My experience says that regardless the ‘age’ of an organization – it is always a combination of starting from ‘Zero’ (or ’Plus’) and starting from ‘Minus’. The starting point ‘Zero/Plus’ is with those in an organization for whom the change is a natural answer to their “I want THAT!”. The starting point ‘Minus’ is with those that perceive the change as imposed. The latter splits into two subgroups. One does not want ANY change at all.  They either do not see the problem the promoted change removes (Layer 1 of 6 Layers of Resistance), or they fear negative outcomes (Layer 4 – NBR). The second subgroup is composed of those who want a DIFFERENT change. In other words, their direction of solution is different from the one that is promoted by the management (Layer 2).

The techniques of instituting a new culture vs a different feature in an existing culture will differ not on the basis of the organization’s ‘age’ or absence/presence of a ‘habit’, but on the basis of people’s perception of change. Hence, both in a new and in an existing organization a change agent needs to simultaneously employ two sets of techniques to handle two different groups of people.

Shoshi, thank you for the great discussion we had.

Comments

Jelena Fedurko-Cohen, 13 June 2017

1 reply
  1. Eli Schragenheim says:

    Jelena this is an important post with many insights about implementing a change. Building or mending a culture is a special case. I took from Wikipedia the following brief definition: Organizational culture encompasses values and behaviours that “contribute to the unique social and psychological environment of an organization”. The point is that culture describes feelings of the people coming to work, not just the formal processes that they have to follow.

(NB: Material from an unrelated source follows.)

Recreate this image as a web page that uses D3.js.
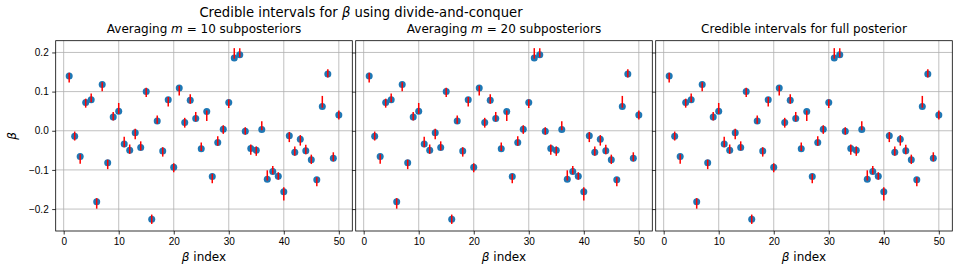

    A new organization has to choose its members, and the choice is part of building the appropriate culture. The decision of people to join the organization is partially based on their perception of the new culture to be created.

    Changing an existing culture is a HUGE change. You rightfully mentioned that some of the employees might feel caught in a cultural change they don’t want, but to resign is a too big scary move. Changing a culture cannot be successfully done only through management decisions and control mechanism. To my understanding changing the norms of behaviour and shared values, which are pretty hard to force.

    I’m not certain that implementing TOC can be defined as a change in the culture. First it is a change in some specific processes, and maybe this change would open the door for cultural changes like: taking more holistic responsibilities, telling the truth and more care for the organization as a whole. These could be the desired cultural outcomes, but I don’t think it is a part of the formal implementation of some TOC rules.